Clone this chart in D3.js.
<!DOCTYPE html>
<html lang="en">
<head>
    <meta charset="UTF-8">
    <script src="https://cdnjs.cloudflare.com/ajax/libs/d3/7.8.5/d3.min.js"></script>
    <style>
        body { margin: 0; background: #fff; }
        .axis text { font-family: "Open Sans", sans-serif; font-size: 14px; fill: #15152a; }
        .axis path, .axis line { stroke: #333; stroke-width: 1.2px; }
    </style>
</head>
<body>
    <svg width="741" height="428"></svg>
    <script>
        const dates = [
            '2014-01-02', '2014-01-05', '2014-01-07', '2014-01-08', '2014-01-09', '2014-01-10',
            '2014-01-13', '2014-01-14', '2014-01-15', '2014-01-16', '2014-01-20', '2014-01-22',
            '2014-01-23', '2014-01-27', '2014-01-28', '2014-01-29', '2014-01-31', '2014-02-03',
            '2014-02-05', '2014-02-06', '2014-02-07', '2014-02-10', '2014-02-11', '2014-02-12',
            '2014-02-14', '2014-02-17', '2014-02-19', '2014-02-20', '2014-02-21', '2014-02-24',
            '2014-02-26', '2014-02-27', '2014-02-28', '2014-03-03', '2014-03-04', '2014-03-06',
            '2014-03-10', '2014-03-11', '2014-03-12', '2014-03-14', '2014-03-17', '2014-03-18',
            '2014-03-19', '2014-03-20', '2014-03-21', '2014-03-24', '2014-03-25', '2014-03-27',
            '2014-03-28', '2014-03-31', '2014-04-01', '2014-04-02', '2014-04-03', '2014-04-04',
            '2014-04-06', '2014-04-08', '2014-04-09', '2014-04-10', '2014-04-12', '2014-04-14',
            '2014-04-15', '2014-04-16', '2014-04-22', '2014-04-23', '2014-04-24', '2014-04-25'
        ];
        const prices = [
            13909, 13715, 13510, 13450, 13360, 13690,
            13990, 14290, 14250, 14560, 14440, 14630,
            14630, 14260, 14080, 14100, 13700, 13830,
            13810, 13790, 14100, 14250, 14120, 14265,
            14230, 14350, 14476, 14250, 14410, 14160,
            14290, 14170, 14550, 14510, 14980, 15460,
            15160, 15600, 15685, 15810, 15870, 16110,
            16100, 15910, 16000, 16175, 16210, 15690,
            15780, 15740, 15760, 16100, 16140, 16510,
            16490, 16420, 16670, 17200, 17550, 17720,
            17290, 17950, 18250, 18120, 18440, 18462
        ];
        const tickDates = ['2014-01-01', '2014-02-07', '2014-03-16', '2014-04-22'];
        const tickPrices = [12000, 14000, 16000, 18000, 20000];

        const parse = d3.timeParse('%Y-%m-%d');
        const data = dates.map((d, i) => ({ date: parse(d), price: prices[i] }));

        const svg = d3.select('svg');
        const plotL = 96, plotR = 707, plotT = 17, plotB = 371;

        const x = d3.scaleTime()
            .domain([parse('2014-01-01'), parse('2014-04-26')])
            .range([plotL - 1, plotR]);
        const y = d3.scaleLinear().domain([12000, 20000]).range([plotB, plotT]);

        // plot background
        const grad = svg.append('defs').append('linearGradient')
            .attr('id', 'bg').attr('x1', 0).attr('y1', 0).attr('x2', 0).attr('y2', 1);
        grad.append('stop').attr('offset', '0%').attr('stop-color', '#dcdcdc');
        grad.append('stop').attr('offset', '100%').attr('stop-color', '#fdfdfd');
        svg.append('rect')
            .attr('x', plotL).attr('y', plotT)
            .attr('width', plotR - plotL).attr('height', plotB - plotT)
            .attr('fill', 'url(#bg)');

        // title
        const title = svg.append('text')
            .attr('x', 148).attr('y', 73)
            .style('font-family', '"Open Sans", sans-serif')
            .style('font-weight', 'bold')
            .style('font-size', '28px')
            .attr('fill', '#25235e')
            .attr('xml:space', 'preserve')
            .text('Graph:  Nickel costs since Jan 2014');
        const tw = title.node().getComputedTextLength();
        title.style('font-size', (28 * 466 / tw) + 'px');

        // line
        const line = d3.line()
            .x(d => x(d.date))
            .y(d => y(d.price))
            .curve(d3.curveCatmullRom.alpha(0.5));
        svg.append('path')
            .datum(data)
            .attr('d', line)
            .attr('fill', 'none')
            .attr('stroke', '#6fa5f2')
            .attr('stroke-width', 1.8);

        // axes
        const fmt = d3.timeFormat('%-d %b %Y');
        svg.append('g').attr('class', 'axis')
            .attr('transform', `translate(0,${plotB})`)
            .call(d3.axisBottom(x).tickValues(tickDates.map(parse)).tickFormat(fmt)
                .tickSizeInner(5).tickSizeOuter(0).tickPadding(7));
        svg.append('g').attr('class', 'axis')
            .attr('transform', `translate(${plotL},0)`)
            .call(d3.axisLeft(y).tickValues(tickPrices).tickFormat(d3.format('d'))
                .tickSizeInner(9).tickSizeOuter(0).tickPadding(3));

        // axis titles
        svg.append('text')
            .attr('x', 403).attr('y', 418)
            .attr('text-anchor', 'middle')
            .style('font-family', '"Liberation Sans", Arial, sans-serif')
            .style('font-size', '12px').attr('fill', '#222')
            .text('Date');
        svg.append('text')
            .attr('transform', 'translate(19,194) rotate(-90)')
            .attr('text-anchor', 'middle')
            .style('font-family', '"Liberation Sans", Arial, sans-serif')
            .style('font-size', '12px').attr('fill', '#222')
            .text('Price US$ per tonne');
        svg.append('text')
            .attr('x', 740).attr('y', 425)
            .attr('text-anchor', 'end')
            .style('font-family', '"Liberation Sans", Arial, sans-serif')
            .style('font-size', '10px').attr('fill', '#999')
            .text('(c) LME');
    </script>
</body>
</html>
= = = = =
### Set exercise
Print the whole listing exactly as it is.

### Written solution
Clone this chart in D3.js.
<!DOCTYPE html>
<html lang="en">
<head>
    <meta charset="UTF-8">
    <script src="https://cdnjs.cloudflare.com/ajax/libs/d3/7.8.5/d3.min.js"></script>
    <style>
        body { margin: 0; background: #fff; }
        .axis text { font-family: "Open Sans", sans-serif; font-size: 14px; fill: #15152a; }
        .axis path, .axis line { stroke: #333; stroke-width: 1.2px; }
    </style>
</head>
<body>
    <svg width="741" height="428"></svg>
    <script>
        const dates = [
            '2014-01-02', '2014-01-05', '2014-01-07', '2014-01-08', '2014-01-09', '2014-01-10',
            '2014-01-13', '2014-01-14', '2014-01-15', '2014-01-16', '2014-01-20', '2014-01-22',
            '2014-01-23', '2014-01-27', '2014-01-28', '2014-01-29', '2014-01-31', '2014-02-03',
            '2014-02-05', '2014-02-06', '2014-02-07', '2014-02-10', '2014-02-11', '2014-02-12',
            '2014-02-14', '2014-02-17', '2014-02-19', '2014-02-20', '2014-02-21', '2014-02-24',
            '2014-02-26', '2014-02-27', '2014-02-28', '2014-03-03', '2014-03-04', '2014-03-06',
            '2014-03-10', '2014-03-11', '2014-03-12', '2014-03-14', '2014-03-17', '2014-03-18',
            '2014-03-19', '2014-03-20', '2014-03-21', '2014-03-24', '2014-03-25', '2014-03-27',
            '2014-03-28', '2014-03-31', '2014-04-01', '2014-04-02', '2014-04-03', '2014-04-04',
            '2014-04-06', '2014-04-08', '2014-04-09', '2014-04-10', '2014-04-12', '2014-04-14',
            '2014-04-15', '2014-04-16', '2014-04-22', '2014-04-23', '2014-04-24', '2014-04-25'
        ];
        const prices = [
            13909, 13715, 13510, 13450, 13360, 13690,
            13990, 14290, 14250, 14560, 14440, 14630,
            14630, 14260, 14080, 14100, 13700, 13830,
            13810, 13790, 14100, 14250, 14120, 14265,
            14230, 14350, 14476, 14250, 14410, 14160,
            14290, 14170, 14550, 14510, 14980, 15460,
            15160, 15600, 15685, 15810, 15870, 16110,
            16100, 15910, 16000, 16175, 16210, 15690,
            15780, 15740, 15760, 16100, 16140, 16510,
            16490, 16420, 16670, 17200, 17550, 17720,
            17290, 17950, 18250, 18120, 18440, 18462
        ];
        const tickDates = ['2014-01-01', '2014-02-07', '2014-03-16', '2014-04-22'];
        const tickPrices = [12000, 14000, 16000, 18000, 20000];

        const parse = d3.timeParse('%Y-%m-%d');
        const data = dates.map((d, i) => ({ date: parse(d), price: prices[i] }));

        const svg = d3.select('svg');
        const plotL = 96, plotR = 707, plotT = 17, plotB = 371;

        const x = d3.scaleTime()
            .domain([parse('2014-01-01'), parse('2014-04-26')])
            .range([plotL - 1, plotR]);
        const y = d3.scaleLinear().domain([12000, 20000]).range([plotB, plotT]);

        // plot background
        const grad = svg.append('defs').append('linearGradient')
            .attr('id', 'bg').attr('x1', 0).attr('y1', 0).attr('x2', 0).attr('y2', 1);
        grad.append('stop').attr('offset', '0%').attr('stop-color', '#dcdcdc');
        grad.append('stop').attr('offset', '100%').attr('stop-color', '#fdfdfd');
        svg.append('rect')
            .attr('x', plotL).attr('y', plotT)
            .attr('width', plotR - plotL).attr('height', plotB - plotT)
            .attr('fill', 'url(#bg)');

        // title
        const title = svg.append('text')
            .attr('x', 148).attr('y', 73)
            .style('font-family', '"Open Sans", sans-serif')
            .style('font-weight', 'bold')
            .style('font-size', '28px')
            .attr('fill', '#25235e')
            .attr('xml:space', 'preserve')
            .text('Graph:  Nickel costs since Jan 2014');
        const tw = title.node().getComputedTextLength();
        title.style('font-size', (28 * 466 / tw) + 'px');

        // line
        const line = d3.line()
            .x(d => x(d.date))
            .y(d => y(d.price))
            .curve(d3.curveCatmullRom.alpha(0.5));
        svg.append('path')
            .datum(data)
            .attr('d', line)
            .attr('fill', 'none')
            .attr('stroke', '#6fa5f2')
            .attr('stroke-width', 1.8);

        // axes
        const fmt = d3.timeFormat('%-d %b %Y');
        svg.append('g').attr('class', 'axis')
            .attr('transform', `translate(0,${plotB})`)
            .call(d3.axisBottom(x).tickValues(tickDates.map(parse)).tickFormat(fmt)
                .tickSizeInner(5).tickSizeOuter(0).tickPadding(7));
        svg.append('g').attr('class', 'axis')
            .attr('transform', `translate(${plotL},0)`)
            .call(d3.axisLeft(y).tickValues(tickPrices).tickFormat(d3.format('d'))
                .tickSizeInner(9).tickSizeOuter(0).tickPadding(3));

        // axis titles
        svg.append('text')
            .attr('x', 403).attr('y', 418)
            .attr('text-anchor', 'middle')
            .style('font-family', '"Liberation Sans", Arial, sans-serif')
            .style('font-size', '12px').attr('fill', '#222')
            .text('Date');
        svg.append('text')
            .attr('transform', 'translate(19,194) rotate(-90)')
            .attr('text-anchor', 'middle')
            .style('font-family', '"Liberation Sans", Arial, sans-serif')
            .style('font-size', '12px').attr('fill', '#222')
            .text('Price US$ per tonne');
        svg.append('text')
            .attr('x', 740).attr('y', 425)
            .attr('text-anchor', 'end')
            .style('font-family', '"Liberation Sans", Arial, sans-serif')
            .style('font-size', '10px').attr('fill', '#999')
            .text('(c) LME');
    </script>
</body>
</html>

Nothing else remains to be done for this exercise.